### Exercise directions
Search the data for the word "draws" and copy every line where it occurs.

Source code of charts
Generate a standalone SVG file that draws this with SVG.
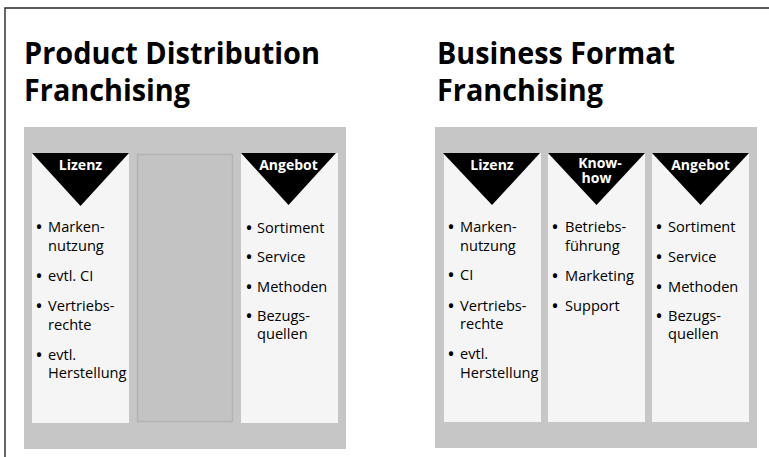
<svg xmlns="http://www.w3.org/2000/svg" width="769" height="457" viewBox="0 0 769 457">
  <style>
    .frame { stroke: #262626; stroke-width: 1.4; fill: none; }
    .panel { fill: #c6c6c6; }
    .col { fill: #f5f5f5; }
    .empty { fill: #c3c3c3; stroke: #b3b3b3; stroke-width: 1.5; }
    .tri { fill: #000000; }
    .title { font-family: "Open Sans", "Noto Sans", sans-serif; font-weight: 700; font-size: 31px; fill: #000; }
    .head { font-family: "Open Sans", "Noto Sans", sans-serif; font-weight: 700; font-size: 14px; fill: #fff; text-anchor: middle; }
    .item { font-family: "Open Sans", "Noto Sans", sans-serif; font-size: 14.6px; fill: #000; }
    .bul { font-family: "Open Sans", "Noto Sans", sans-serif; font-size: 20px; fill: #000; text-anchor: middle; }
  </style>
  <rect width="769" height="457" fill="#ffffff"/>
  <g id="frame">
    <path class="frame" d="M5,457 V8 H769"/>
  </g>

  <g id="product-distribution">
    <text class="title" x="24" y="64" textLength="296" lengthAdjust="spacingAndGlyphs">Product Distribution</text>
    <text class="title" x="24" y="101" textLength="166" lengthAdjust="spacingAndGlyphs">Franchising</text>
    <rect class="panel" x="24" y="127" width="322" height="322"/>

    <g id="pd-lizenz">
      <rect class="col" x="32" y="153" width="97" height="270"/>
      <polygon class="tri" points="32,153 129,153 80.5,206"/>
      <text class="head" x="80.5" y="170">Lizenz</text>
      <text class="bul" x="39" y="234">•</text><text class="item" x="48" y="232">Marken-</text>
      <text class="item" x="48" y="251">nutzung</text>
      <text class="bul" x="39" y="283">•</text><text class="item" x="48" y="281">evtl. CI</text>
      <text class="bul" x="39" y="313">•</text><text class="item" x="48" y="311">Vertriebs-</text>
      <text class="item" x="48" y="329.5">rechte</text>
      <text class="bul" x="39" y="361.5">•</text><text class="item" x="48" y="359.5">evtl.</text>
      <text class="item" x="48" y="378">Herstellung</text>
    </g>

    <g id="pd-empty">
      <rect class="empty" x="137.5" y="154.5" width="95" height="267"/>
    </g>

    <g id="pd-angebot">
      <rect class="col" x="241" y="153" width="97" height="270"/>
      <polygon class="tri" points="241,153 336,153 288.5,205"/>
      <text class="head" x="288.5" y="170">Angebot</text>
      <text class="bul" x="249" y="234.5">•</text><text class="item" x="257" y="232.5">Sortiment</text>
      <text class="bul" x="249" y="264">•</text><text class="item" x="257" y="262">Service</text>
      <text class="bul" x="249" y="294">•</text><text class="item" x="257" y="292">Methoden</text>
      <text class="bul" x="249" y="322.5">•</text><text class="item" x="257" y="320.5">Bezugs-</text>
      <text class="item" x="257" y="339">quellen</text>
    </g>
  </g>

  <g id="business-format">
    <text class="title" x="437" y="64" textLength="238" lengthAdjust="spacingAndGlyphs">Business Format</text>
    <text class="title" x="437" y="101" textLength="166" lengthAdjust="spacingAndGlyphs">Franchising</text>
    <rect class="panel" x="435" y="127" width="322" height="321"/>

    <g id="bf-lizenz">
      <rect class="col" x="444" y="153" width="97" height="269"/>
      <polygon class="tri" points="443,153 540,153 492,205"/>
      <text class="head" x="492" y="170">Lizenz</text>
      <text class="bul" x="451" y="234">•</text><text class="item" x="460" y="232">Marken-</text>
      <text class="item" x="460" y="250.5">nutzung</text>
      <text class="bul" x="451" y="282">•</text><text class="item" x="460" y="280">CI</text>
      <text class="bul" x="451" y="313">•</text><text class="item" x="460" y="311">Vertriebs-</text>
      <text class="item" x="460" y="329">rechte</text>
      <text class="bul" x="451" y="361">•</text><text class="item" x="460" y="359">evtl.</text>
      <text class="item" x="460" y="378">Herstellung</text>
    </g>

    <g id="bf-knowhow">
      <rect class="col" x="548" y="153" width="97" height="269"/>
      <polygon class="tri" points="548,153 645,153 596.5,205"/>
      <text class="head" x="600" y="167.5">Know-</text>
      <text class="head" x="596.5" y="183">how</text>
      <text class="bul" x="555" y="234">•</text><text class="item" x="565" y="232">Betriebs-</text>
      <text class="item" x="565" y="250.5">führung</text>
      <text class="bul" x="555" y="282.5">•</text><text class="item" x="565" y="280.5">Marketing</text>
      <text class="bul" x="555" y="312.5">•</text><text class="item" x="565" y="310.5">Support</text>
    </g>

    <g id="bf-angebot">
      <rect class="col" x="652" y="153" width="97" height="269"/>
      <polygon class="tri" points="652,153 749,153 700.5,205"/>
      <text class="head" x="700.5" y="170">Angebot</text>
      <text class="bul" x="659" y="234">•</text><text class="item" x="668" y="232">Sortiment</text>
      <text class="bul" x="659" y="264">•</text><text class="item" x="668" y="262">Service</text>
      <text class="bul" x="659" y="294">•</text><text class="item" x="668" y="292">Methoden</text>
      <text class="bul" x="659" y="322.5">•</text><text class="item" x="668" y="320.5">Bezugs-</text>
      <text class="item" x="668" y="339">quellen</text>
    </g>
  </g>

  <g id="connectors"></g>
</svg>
--
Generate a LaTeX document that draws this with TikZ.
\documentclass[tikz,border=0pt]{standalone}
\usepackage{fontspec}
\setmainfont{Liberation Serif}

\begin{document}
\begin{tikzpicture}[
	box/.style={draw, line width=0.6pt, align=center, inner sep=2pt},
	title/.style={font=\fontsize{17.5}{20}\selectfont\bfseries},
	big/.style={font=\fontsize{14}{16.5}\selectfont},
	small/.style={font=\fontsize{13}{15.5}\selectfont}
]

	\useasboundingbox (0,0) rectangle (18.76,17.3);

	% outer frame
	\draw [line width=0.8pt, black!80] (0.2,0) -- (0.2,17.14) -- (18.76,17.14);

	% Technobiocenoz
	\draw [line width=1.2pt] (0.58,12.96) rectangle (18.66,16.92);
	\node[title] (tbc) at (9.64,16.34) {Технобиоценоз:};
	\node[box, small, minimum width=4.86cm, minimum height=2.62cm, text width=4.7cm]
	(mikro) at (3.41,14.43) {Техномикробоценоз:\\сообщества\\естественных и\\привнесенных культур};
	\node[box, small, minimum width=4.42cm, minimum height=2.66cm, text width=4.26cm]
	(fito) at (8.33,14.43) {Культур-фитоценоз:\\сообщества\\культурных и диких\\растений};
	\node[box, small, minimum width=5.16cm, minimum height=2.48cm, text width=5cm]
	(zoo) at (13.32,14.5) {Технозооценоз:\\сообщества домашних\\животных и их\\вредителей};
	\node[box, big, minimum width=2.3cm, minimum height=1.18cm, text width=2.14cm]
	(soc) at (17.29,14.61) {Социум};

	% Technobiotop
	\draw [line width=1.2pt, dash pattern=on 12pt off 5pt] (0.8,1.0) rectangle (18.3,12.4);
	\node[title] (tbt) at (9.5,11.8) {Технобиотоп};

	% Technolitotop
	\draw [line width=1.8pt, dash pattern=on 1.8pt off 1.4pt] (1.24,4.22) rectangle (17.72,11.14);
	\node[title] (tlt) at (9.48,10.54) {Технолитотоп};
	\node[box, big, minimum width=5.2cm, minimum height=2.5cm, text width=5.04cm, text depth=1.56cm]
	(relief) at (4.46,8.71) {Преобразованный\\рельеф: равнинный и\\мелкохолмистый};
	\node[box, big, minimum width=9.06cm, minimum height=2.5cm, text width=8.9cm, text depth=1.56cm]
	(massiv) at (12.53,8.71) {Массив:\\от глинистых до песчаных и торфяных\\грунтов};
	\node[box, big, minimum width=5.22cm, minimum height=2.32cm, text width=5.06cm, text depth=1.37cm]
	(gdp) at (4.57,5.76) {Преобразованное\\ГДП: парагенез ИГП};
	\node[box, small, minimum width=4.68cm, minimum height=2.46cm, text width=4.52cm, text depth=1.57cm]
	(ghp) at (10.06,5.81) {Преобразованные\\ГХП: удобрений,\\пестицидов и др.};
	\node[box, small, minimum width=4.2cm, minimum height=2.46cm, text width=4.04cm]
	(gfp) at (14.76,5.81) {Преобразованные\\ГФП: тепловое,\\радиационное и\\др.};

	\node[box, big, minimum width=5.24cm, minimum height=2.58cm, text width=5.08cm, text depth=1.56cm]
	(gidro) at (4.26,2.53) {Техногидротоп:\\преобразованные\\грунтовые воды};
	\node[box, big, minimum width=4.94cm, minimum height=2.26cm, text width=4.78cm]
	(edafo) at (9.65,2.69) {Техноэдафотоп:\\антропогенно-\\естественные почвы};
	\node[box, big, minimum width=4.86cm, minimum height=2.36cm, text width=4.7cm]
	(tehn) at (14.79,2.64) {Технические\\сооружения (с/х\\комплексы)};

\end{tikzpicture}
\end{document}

### Correct response
Generate a standalone SVG file that draws this with SVG.
Generate a LaTeX document that draws this with TikZ.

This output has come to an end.